I'm using the Subject line board with an Athlon XP 2000+ processor.
Recently, it all acted dead. Nothing would bring it alive. I checked the
cmos battery and the voltage was 2.8. I found if I left it out, the system
(W2k) would boot properly. Each time I rebooted though, I'd have to set the
date/time and processor speed. When I put in a new battery, it wouldn't
boot. After several boot attempts with the new battery, it finally began
booting into W2K properly. I hypothesize that keeping the battery in longer
allowed the capacitors in cmos to charge up enough to work fully.

In any case, while doing all the above, I had lots of problems with the
on/off and reset switch. Once things began to clear up, the problems seemed
to go away. I suspect cmos had something to do with that. Is that reasonable?

After several hours of just leaving W2k up, I shut it down. It seemed like
it was doing just fine when the screen went blank but power was still on. I
waited but it stayed that way. Finally I turned off the power. Is this
another bios related problem? Maybe more charging is required. Later today,
I'll try the same shutdown and observe carefully what does happen.
 
W. Watson said:
I'm using the Subject line board with an Athlon XP 2000+ processor.
Recently, it all acted dead. Nothing would bring it alive. I checked the
cmos battery and the voltage was 2.8. I found if I left it out, the
system (W2k) would boot properly. Each time I rebooted though, I'd have
to set the date/time and processor speed. When I put in a new battery,
it wouldn't boot. After several boot attempts with the new battery, it
finally began booting into W2K properly. I hypothesize that keeping the
battery in longer allowed the capacitors in cmos to charge up enough to
work fully.

In any case, while doing all the above, I had lots of problems with the
on/off and reset switch. Once things began to clear up, the problems
seemed to go away. I suspect cmos had something to do with that. Is that
reasonable?

After several hours of just leaving W2k up, I shut it down. It seemed
like it was doing just fine when the screen went blank but power was
still on. I waited but it stayed that way. Finally I turned off the
power. Is this another bios related problem? Maybe more charging is
required. Later today, I'll try the same shutdown and observe carefully
what does happen.

Don't forget, that when +5VSB is available (i.e. switch is on, on the back
of the computer), that "charges the capacitors" *instantly* to their normal
voltage. The +5VSB is a "hard" path. So hard in fact, that it can burn
the steering diodes. The capacitors won't argue, when +5VSB is present.

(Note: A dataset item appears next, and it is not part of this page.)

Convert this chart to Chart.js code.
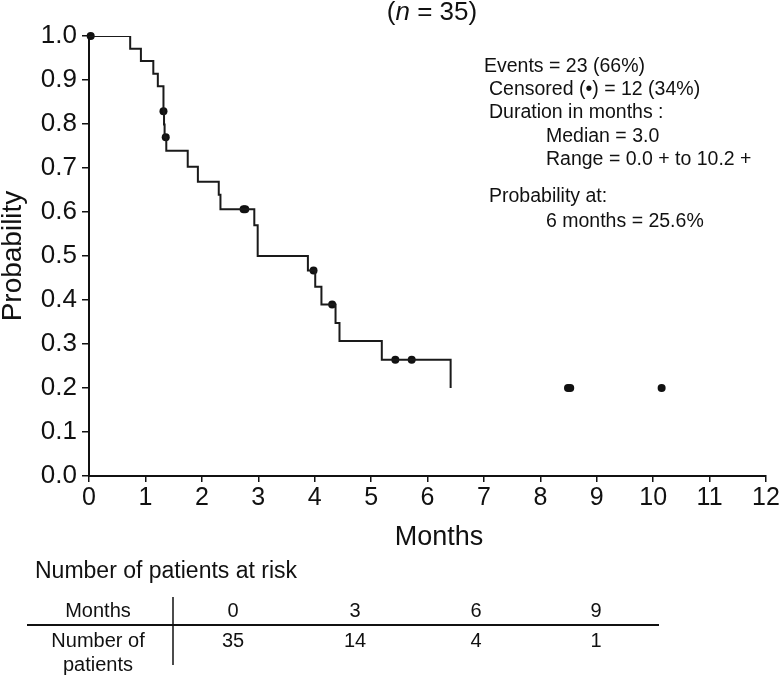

The battery does have a 1K ohm series resistor, which might slow the charging
rate, but we're talking about short time intervals here. Not long periods
of time. Otherwise, people would be flummoxed every time they change
batteries, and we'd have many more reports of strange symptoms right
after a battery change. The last time I changed a battery, my system was
good to go on the next boot.

I suspect you are dealing with two problems at the same time, and the
battery is more or less a red herring. Something else much more critical
is going on, such as a power supply failure.

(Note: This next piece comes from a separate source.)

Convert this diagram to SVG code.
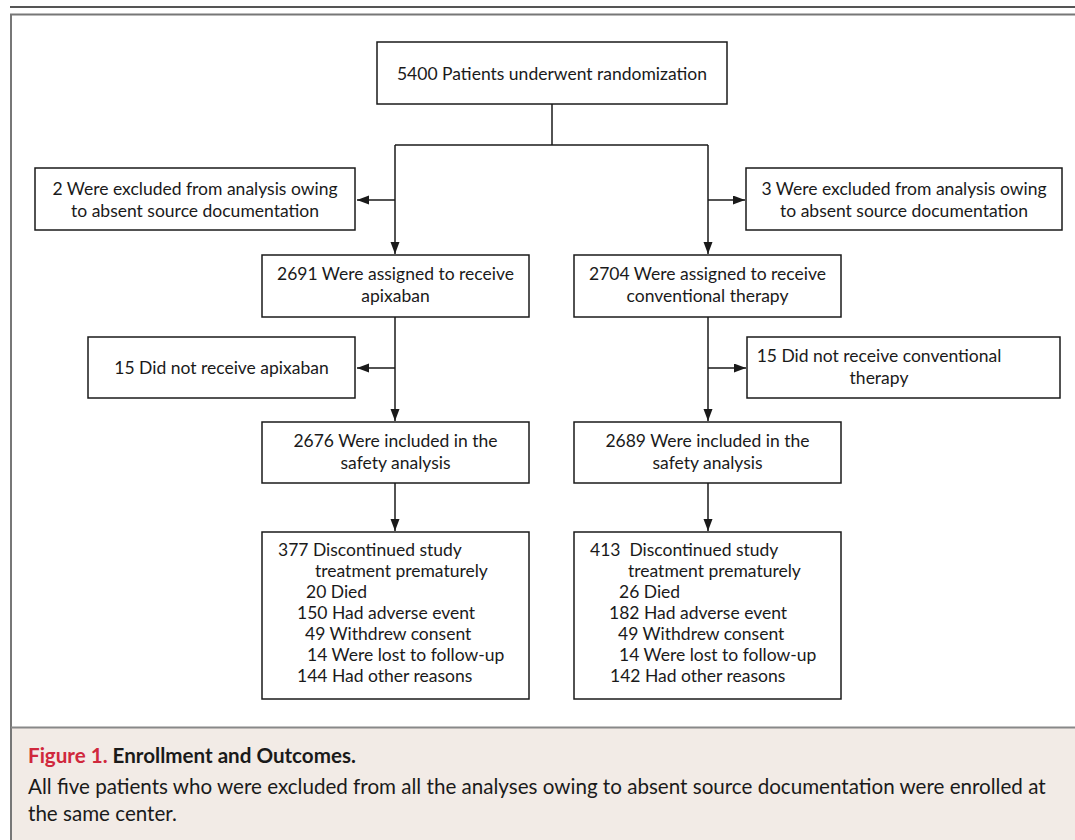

For example, if I look at some specs, a chipset might specify a Vbatt
minimum of 2.0V. There are Schottky steering diodes in the battery
path, to prevent charging of the CMOS battery, which adds about 0.4V
to the required minimum voltage. Which means the CMOS battery should
still function at 2.4V. A fresh battery is over 3V, and your battery
at 2.8V should still have worked. So I'm not convinced that the battery
is the whole story. You are probably right to replace it, because the
battery sounds like it is beginning to fail, but since your system
switched itself off, you have to look elsewhere for an explanation,
like the power supply. Or even an overheating processor, that has
shut off power to protect itself (not all S462 boards have thermal
protection, and the ones that do, use custom solutions to do it -
only some of those have programmable thresholds for example).